Primeiros cubanos começam a deixar Brasil após fim da parceria com Mais Médicos
Cerca de 400 médicos que até então atuavam no programa começaram a deixar no país nessa quinta-feira (22).
Ao ver a pilha de malas acumuladas próximos à área de conexões do aeroporto de Brasília e as bandeirinhas de Brasil e Cuba, a advogada brasileira Maria do Socorro Thomaz, 56, começou a chorar. “Muchas gracias, viu?”, disse ao ver o grupo de médicos com adesivos que diziam “somos más que médicos” e placas com o nome da cooperação cubana no programa Mais Médicos.
“Já morei no interior do Acre e sei como é importante a presença do médico. Quem vai sofrer não é quem vive na capital, mas no interior do Norte e Nordeste. É uma tristeza isso.”
Após o anúncio do fim da participação de Cuba no Mais Médicos, cerca de 400 médicos que até então atuavam no programa começaram a deixar no país nessa quinta-feira (22).
A situação levou o aeroporto de Brasília a organizar um espaço à parte para dar conta da partida, do trânsito de caminhões com pertences e da longa fila de embarque.
Desde quarta, no entanto, médicos começam a chegar à capital federal de diferentes pontos do país. A maioria relata surpresa por ter que deixar o programa. “No posto, todos me perguntavam: mas por que está indo embora?, disse Rosilie Torres, 32, que trabalhava até segunda-feira na zona rural de Tupanatinga, no interior de Pernambuco.

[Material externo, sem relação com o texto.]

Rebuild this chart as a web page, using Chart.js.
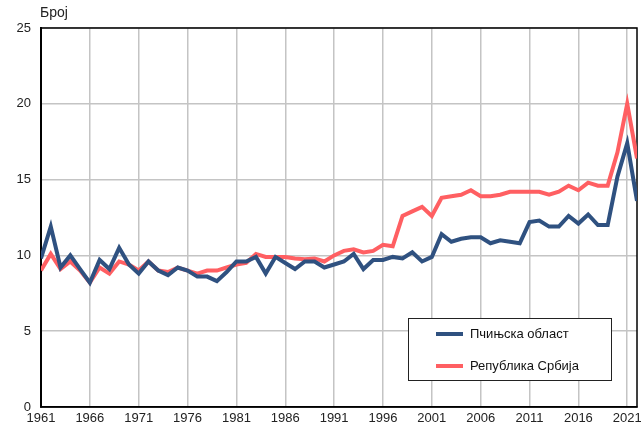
<!DOCTYPE html>
<html>
<head>
<meta charset="utf-8">
<script src="https://cdn.jsdelivr.net/npm/chart.js@4/dist/chart.umd.min.js"></script>
<style>
  html, body { margin: 0; padding: 0; background: #fff; }
  #wrap { width: 641px; height: 430px; }
</style>
</head>
<body>
<div id="wrap"><canvas id="chart" width="641" height="430"></canvas></div>
<script>
const years = [];
for (let y = 1961; y <= 2022; y++) years.push(y);

const pcinjska = [
  9.8, 11.9, 9.2, 10.0, 9.1, 8.2, 9.7, 9.1, 10.5, 9.4,
  8.8, 9.6, 9.0, 8.7, 9.2, 9.0, 8.6, 8.6, 8.3, 8.9,
  9.6, 9.6, 9.9, 8.8, 9.9, 9.5, 9.1, 9.6, 9.6, 9.2,
  9.4, 9.6, 10.1, 9.1, 9.7, 9.7, 9.9, 9.8, 10.2, 9.6,
  9.9, 11.4, 10.9, 11.1, 11.2, 11.2, 10.8, 11.0, 10.9, 10.8,
  12.2, 12.3, 11.9, 11.9, 12.6, 12.1, 12.7, 12.0, 12.0, 15.2,
  17.4, 13.6
];

const srbija = [
  9.0, 10.1, 9.1, 9.6, 9.0, 8.2, 9.2, 8.8, 9.6, 9.4,
  9.0, 9.6, 9.0, 8.9, 9.2, 9.0, 8.8, 9.0, 9.0, 9.2,
  9.4, 9.5, 10.1, 9.9, 9.9, 9.9, 9.8, 9.75, 9.8, 9.6,
  10.0, 10.3, 10.4, 10.2, 10.3, 10.7, 10.6, 12.6, 12.9, 13.2,
  12.6, 13.8, 13.9, 14.0, 14.3, 13.9, 13.9, 14.0, 14.2, 14.2,
  14.2, 14.2, 14.0, 14.2, 14.6, 14.3, 14.8, 14.6, 14.6, 16.8,
  20.0, 16.4
];

const xTicks = [1961, 1966, 1971, 1976, 1981, 1986, 1991, 1996, 2001, 2006, 2011, 2016, 2021];
const yTicks = [0, 5, 10, 15, 20, 25];

const FONT = 'Liberation Sans, Arial, sans-serif';

// frame around the plot + y label "Број"
const framePlugin = {
  id: 'frame',
  beforeDatasetsDraw(chart) {
    const { ctx, chartArea: a } = chart;
    ctx.save();
    ctx.strokeStyle = '#000';
    ctx.lineWidth = 1.5;
    ctx.strokeRect(a.left, a.top, a.right - a.left, a.bottom - a.top);
    ctx.restore();
  },
  afterDraw(chart) {
    const { ctx, chartArea: a } = chart;
    ctx.save();
    ctx.font = '14px ' + FONT;
    ctx.fillStyle = '#222';
    ctx.textBaseline = 'middle';
    ctx.fillText('Број', a.left - 1, 13);
    ctx.restore();
  }
};

// boxed legend inside the plot
const legendBox = {
  id: 'legendBox',
  afterDraw(chart) {
    const { ctx } = chart;
    const x = 408, y = 318, w = 203, h = 62;
    ctx.save();
    ctx.fillStyle = '#fff';
    ctx.fillRect(x, y, w, h);
    ctx.strokeStyle = '#222';
    ctx.lineWidth = 1;
    ctx.strokeRect(x + 0.5, y + 0.5, w, h);
    ctx.font = '13px ' + FONT;
    ctx.textBaseline = 'middle';
    chart.data.datasets.forEach((ds, i) => {
      const ly = y + 16 + i * 32;
      ctx.strokeStyle = ds.borderColor;
      ctx.lineWidth = 4;
      ctx.beginPath();
      ctx.moveTo(436, ly);
      ctx.lineTo(463, ly);
      ctx.stroke();
      ctx.fillStyle = '#111';
      ctx.fillText(ds.label, 470, ly);
    });
    ctx.restore();
  }
};

new Chart(document.getElementById('chart'), {
  type: 'line',
  data: {
    datasets: [
      {
        label: 'Пчињска област',
        data: years.map((y, i) => ({ x: y, y: pcinjska[i] })),
        borderColor: '#2f5180',
        borderWidth: 4,
        pointRadius: 0,
        tension: 0
      },
      {
        label: 'Република Србија',
        data: years.map((y, i) => ({ x: y, y: srbija[i] })),
        borderColor: '#ff5f62',
        borderWidth: 4,
        pointRadius: 0,
        tension: 0
      }
    ]
  },
  options: {
    responsive: false,
    animation: false,
    layout: { padding: { top: 28, right: 4, left: 0, bottom: 0 } },
    plugins: {
      legend: { display: false },
      tooltip: { enabled: false }
    },
    scales: {
      x: {
        type: 'linear',
        min: 1961,
        max: 2022,
        afterBuildTicks(scale) {
          scale.ticks = xTicks.map(v => ({ value: v }));
        },
        afterFit(scale) {
          scale.height = 23;
          scale.paddingRight = 0;
          scale.paddingLeft = 0;
        },
        ticks: {
          autoSkip: false,
          maxRotation: 0,
          padding: 4,
          color: '#222',
          font: { family: FONT, size: 13 },
          callback: v => String(v)
        },
        grid: { color: '#c4c4c4', lineWidth: 1.5, drawTicks: false },
        border: { color: '#000', width: 1.5 }
      },
      y: {
        min: 0,
        max: 25,
        afterBuildTicks(scale) {
          scale.ticks = yTicks.map(v => ({ value: v }));
        },
        afterFit(scale) { scale.width = 41; },
        ticks: {
          padding: 10,
          color: '#222',
          font: { family: FONT, size: 13 }
        },
        grid: { color: '#c4c4c4', lineWidth: 1.5, drawTicks: false },
        border: { color: '#000', width: 2 }
      }
    }
  },
  plugins: [framePlugin, legendBox]
});
</script>
</body>
</html>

No mesmo dia, conta, ela já começou a fazer as malas. Aos pacientes, disse que precisava voltar para ficar com a família. À reportagem, porém, relata que não esperava pela saída tão cedo. “Mesmo com as diferenças que vimos durante a campanha [eleitoral], achava que ia dar tempo de terminar o contrato”, afirma. Segundo ela, a unidade de saúde onde trabalhava deve agora ficar sem médico. “Só tinha eu para uma população de 4.268 pacientes”.
Apesar da surpresa pelo fim da participação no programa, a maioria dos médicos que esperava pelo embarque nesta quinta dizia apoiar a decisão de Cuba, que anunciou na última quarta o rompimento do contrato. “Sabemos que a decisão que Cuba tomou foi pelo bem nosso. Se você tivesse um filho e falassem mal dele, você faria o mesmo”, afirma o médico Yoendri Vera, 34, que trabalhava há dois anos em São Caetano, no interior de Pernambuco.
Para ele, as críticas à participação de médicos cubanos no Mais Médicos são injustas. “Ele [Bolsonaro] fala que é uma escravidão. Não acho. Sabemos que esse dinheiro vai para o governo de Cuba investir em novos médicos. Eu me formei e nunca paguei um peso [cubano] por isso”, disse.
A expectativa de Vera é chegar ainda na sexta-feira em Holguín, onde vive a família e a filha, de seis anos. “Só não a trouxe porque não tinha com quem deixar enquanto trabalhava. Mas o governo não proíbe trazer”.
Para a médica Sucel Galban, 30, as críticas do novo governo dificultam aos médicos continuar no país. “Foi uma ofensa. Ele [Bolsonaro] nos chamou de senhoras de branco [ao dizer que não tinham revalidação do diploma]. É doloroso que alguém pense desse jeito”, disse ela, pouco antes de emendar um grito “Viva Brasil! Viva Cuba!” -umas das poucas manifestações antes do embarque.
Ao contrário de 2013, quando aeroportos registraram protestos pela chegada dos médicos, a saída ocorre de forma tranquila. Na bagagem, além de malas, era comum ver caixas de eletrônicos aparentemente novos, em especial grandes televisores de tela plana. Alguns também levavam animais de estimação.
Segundo Torres, nos últimos dias, a maioria correu para tentar vender parte do que juntou no Brasil. “Mas não deu tempo e distribuí muita coisa”, conta.
Antes do embarque, médicos chegaram em ônibus organizados pela Opas (Organização Pan-Americana de Saúde). Caminhões de frete também foram contratados para trazer parte dos pertences.
Segundo a Opas, a expectativa é que todos os médicos cubanos deixem o país até 12 de dezembro.
Abordados pela imprensa, que chegou a ter espaço reservado pelo aeroporto ao lado do espaço de check-in para acompanhar a saída, médicos elogiavam a experiência no programa.
“O acolhimento que tive foi excelente”, disse o médico Ysmani Fuentes, 30, que trabalhava em Brejo de Madre Deus, no Pernambuco. “É um pena sair de forma tão repentina do jeito que foi.”